Su tarea incluía –entre otras actividades no menos riesgosas– fundir el hierro en pequeñas fraguas portátiles; lanzarse remaches al rojo vivo, capturarlos y encajarlos en los agujeros para finalmente fijarlos con martillos neumáticos. Todo esto a (al menos) 350 metros del piso soportando vientos, fríos y calores. Según los capataces «manejaban estas herramientas como si estuvieran pasándose los huevos con jamón del almuerzo». Eran quienes más se jugaban la vida y, sin embargo, quienes menos la perdían. En la construcción del Rockefeller Center, por ejemplo, murieron cinco personas, ninguno de la tribu.

Volvemos a «El Puente» para escuchar lo que dice Danny Montour; él fue uno de estos intrépidos indios que forjaron el perfil de Nueva York y otras tantas ciudades: «Es una buena vida.
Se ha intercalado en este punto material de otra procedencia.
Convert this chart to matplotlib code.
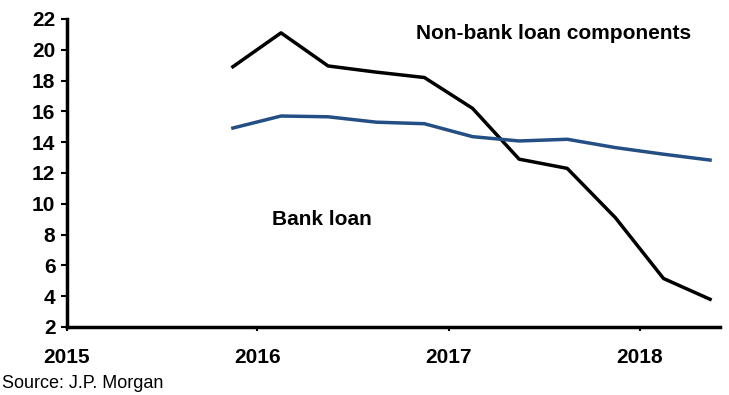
import matplotlib
matplotlib.use("Agg")
import matplotlib.pyplot as plt
import matplotlib.dates as mdates
import pandas as pd

plt.rcParams['font.family'] = ['Liberation Sans Narrow', 'Liberation Sans', 'DejaVu Sans']

dates = ["2015-11-15", "2016-02-15", "2016-05-15", "2016-08-15", "2016-11-15",
         "2017-02-15", "2017-05-15", "2017-08-15", "2017-11-15", "2018-02-15",
         "2018-05-15"]
non_bank = [18.9, 21.1, 18.95, 18.55, 18.2, 16.2, 12.9, 12.3, 9.1, 5.15, 3.8]
bank = [14.92, 15.7, 15.65, 15.3, 15.2, 14.36, 14.08, 14.19, 13.65, 13.22, 12.84]
year_ticks = ["2015", "2016", "2017", "2018"]
y_ticks = list(range(2, 23, 2))

x = pd.to_datetime(dates)

fig = plt.figure(figsize=(7.29, 3.95), dpi=100)
ax = fig.add_axes([66.5 / 729, 1 - 327 / 395, (720 - 66.5) / 729, (327 - 19) / 395])

ax.plot(x, non_bank, color='black', lw=2.5)
ax.plot(x, bank, color='#234f85', lw=2.5)

ax.set_ylim(2, 22)
ax.set_yticks(y_ticks)
ax.set_xlim(pd.Timestamp("2015-01-01"), pd.Timestamp("2018-06-03"))
ax.set_xticks(pd.to_datetime([y + "-01-01" for y in year_ticks]))
ax.xaxis.set_major_formatter(mdates.DateFormatter("%Y"))

for s in ['top', 'right']:
    ax.spines[s].set_visible(False)
for s in ['left', 'bottom']:
    ax.spines[s].set_linewidth(2.5)

ax.tick_params(axis='y', direction='out', length=4, width=1.5, pad=4)
ax.tick_params(axis='x', direction='out', length=3, width=1.5, pad=12)
for lab in ax.get_xticklabels() + ax.get_yticklabels():
    lab.set_fontsize(15)
    lab.set_fontweight('bold')

ax.text(0.535, 0.953, "Non-bank loan components", transform=ax.transAxes,
        fontsize=15, fontweight='bold', ha='left', va='center')
ax.text(0.315, 0.348, "Bank loan", transform=ax.transAxes,
        fontsize=15, fontweight='bold', ha='left', va='center')
fig.text(2 / 729, 1 - 383 / 395, "Source: J.P. Morgan", fontsize=13,
         ha='left', va='center')

fig.savefig("out.png", dpi=100)
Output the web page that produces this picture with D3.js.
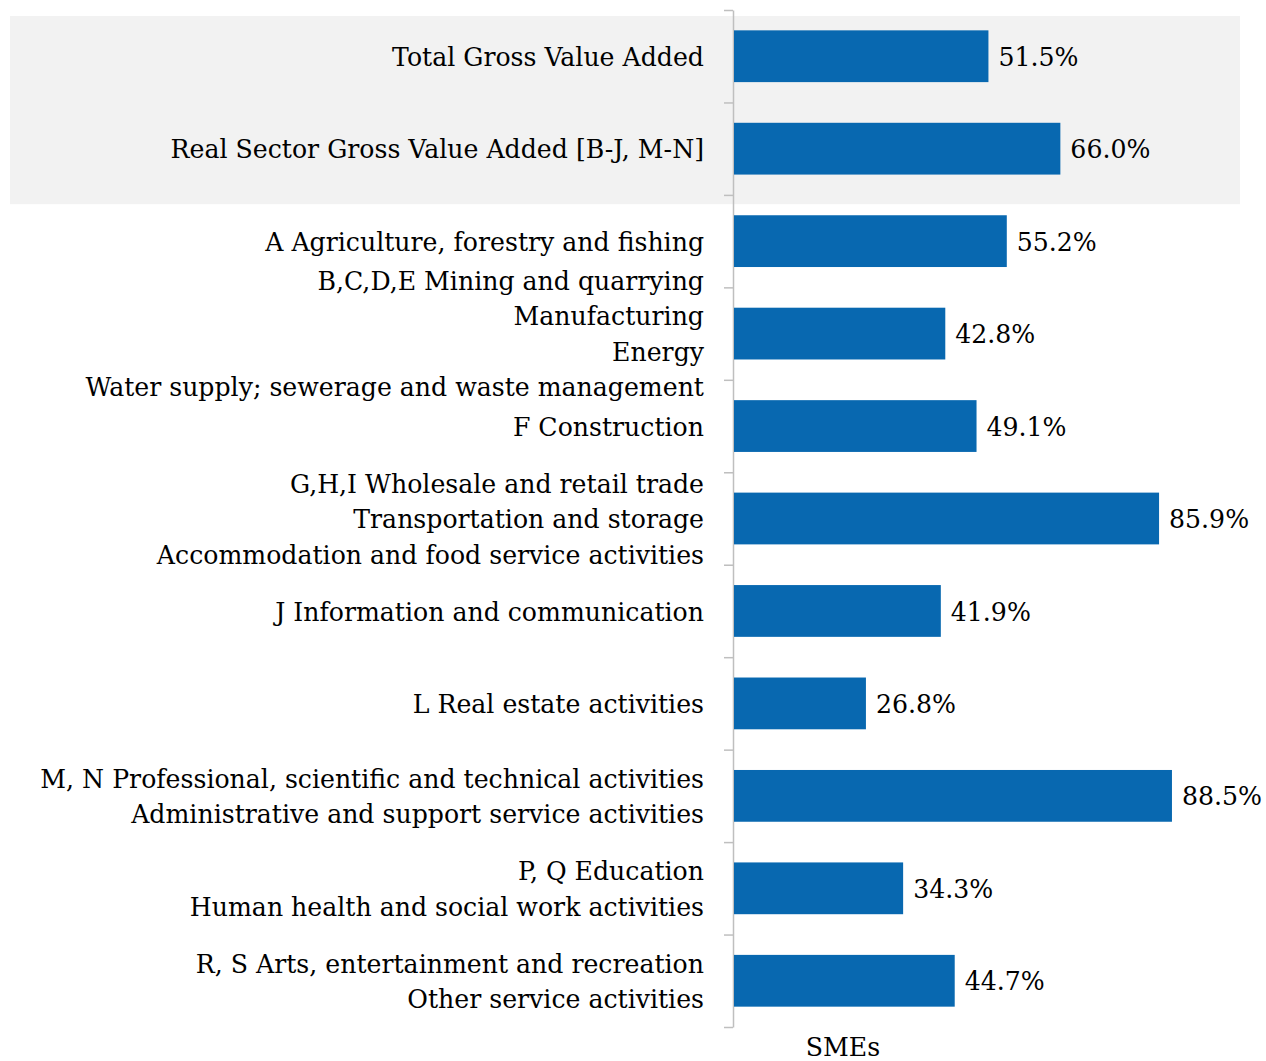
<!DOCTYPE html>
<html>
<head>
<meta charset="utf-8">
<script src="https://cdn.jsdelivr.net/npm/d3@7"></script>
<style>
  html, body { margin: 0; padding: 0; background: #ffffff; }
  svg text { font-family: "DejaVu Serif", "Liberation Serif", serif; fill: #000; }
</style>
</head>
<body>
<svg id="chart" width="1266" height="1061"></svg>
<script>
// SME share of gross value added by sector
const categories = ["TGVA", "RSGVA", "A", "BCDE", "F", "GHI", "J", "L", "MN", "PQ", "RS"];
const labelLines = [
  ["Total Gross Value Added"],
  ["Real Sector Gross Value Added [B-J, M-N]"],
  ["A Agriculture, forestry and fishing"],
  ["B,C,D,E Mining and quarrying", "Manufacturing", "Energy", "Water supply; sewerage and waste management"],
  ["F Construction"],
  ["G,H,I Wholesale and retail trade", "Transportation and storage", "Accommodation and food service activities"],
  ["J Information and communication"],
  ["L Real estate activities"],
  ["M, N Professional, scientific and technical activities", "Administrative and support service activities"],
  ["P, Q Education", "Human health and social work activities"],
  ["R, S Arts, entertainment and recreation", "Other service activities"]
];
const values = [51.5, 66.0, 55.2, 42.8, 49.1, 85.9, 41.9, 26.8, 88.5, 34.3, 44.7];
const seriesName = "SMEs";

const svg = d3.select("#chart");
const axisX = 733, plotTop = 10, plotBottom = 1027;
const fontSize = 25.2;

const x = d3.scaleLinear().domain([0, 100]).range([axisX, axisX + 496]);
const y = d3.scaleBand().domain(categories).range([plotTop, plotBottom])
  .paddingInner(0.44).paddingOuter(0.22);
const yIdx = d3.scaleLinear().domain([0, categories.length]).range([plotTop, plotBottom]);

// shaded panel behind the aggregate rows
svg.append("rect")
  .attr("x", 10).attr("width", 1230)
  .attr("y", yIdx(0.065)).attr("height", yIdx(2.1) - yIdx(0.065))
  .attr("fill", "#f2f2f2");

// category axis with ticks at band boundaries
const axis = d3.axisLeft(yIdx)
  .tickValues(d3.range(0, categories.length + 1))
  .tickSize(9).tickSizeOuter(0).tickFormat("");
const ag = svg.append("g").attr("transform", `translate(${axisX},0)`).call(axis);
ag.select(".domain").attr("stroke", "#bfbfbf").attr("stroke-width", 1.5);
ag.selectAll(".tick line").attr("stroke", "#bfbfbf").attr("stroke-width", 1.5);

// bars
svg.append("g").selectAll("rect").data(categories).join("rect")
  .attr("x", x(0) + 1)
  .attr("y", d => y(d))
  .attr("width", (d, i) => x(values[i]) - x(0) - 1)
  .attr("height", y.bandwidth())
  .attr("fill", "#0868b0");

// value labels
svg.append("g").selectAll("text").data(categories).join("text")
  .attr("x", (d, i) => x(values[i]) + 10)
  .attr("y", d => y(d) + y.bandwidth() / 2)
  .attr("dy", "0.38em")
  .attr("font-size", fontSize)
  .text((d, i) => values[i].toFixed(1) + "%");

// category labels (multi-line, right aligned)
const lineH = 35.5;
const lg = svg.append("g");
categories.forEach((c, i) => {
  const lines = labelLines[i];
  const cy = y(c) + y.bandwidth() / 2;
  const t = lg.append("text")
    .attr("text-anchor", "end")
    .attr("font-size", fontSize)
    .attr("y", cy - (lines.length - 1) * lineH / 2);
  lines.forEach((ln, k) => {
    t.append("tspan").attr("x", 704).attr("dy", k === 0 ? "0.38em" : lineH).text(ln);
  });
});

// series name under the bars
svg.append("text")
  .attr("x", 843).attr("y", 1056)
  .attr("text-anchor", "middle")
  .attr("font-size", fontSize)
  .text(seriesName);
</script>
</body>
</html>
Puedes ver el fruto de tu trabajo; puedes verlo tomar forma desde que es un agujero en el suelo hasta que se convierte en un edificio alto o un gran puente. ¿Sabes? Tengo un nombre para esta ciudad. No sé si a otro se le habrá ocurrido antes, pero yo la llamo Ciudad de Montañas Hechas por el Hombre. Y todos formamos parte de ella y eso te hace sentir bien: eres una especie de constructor de montañas».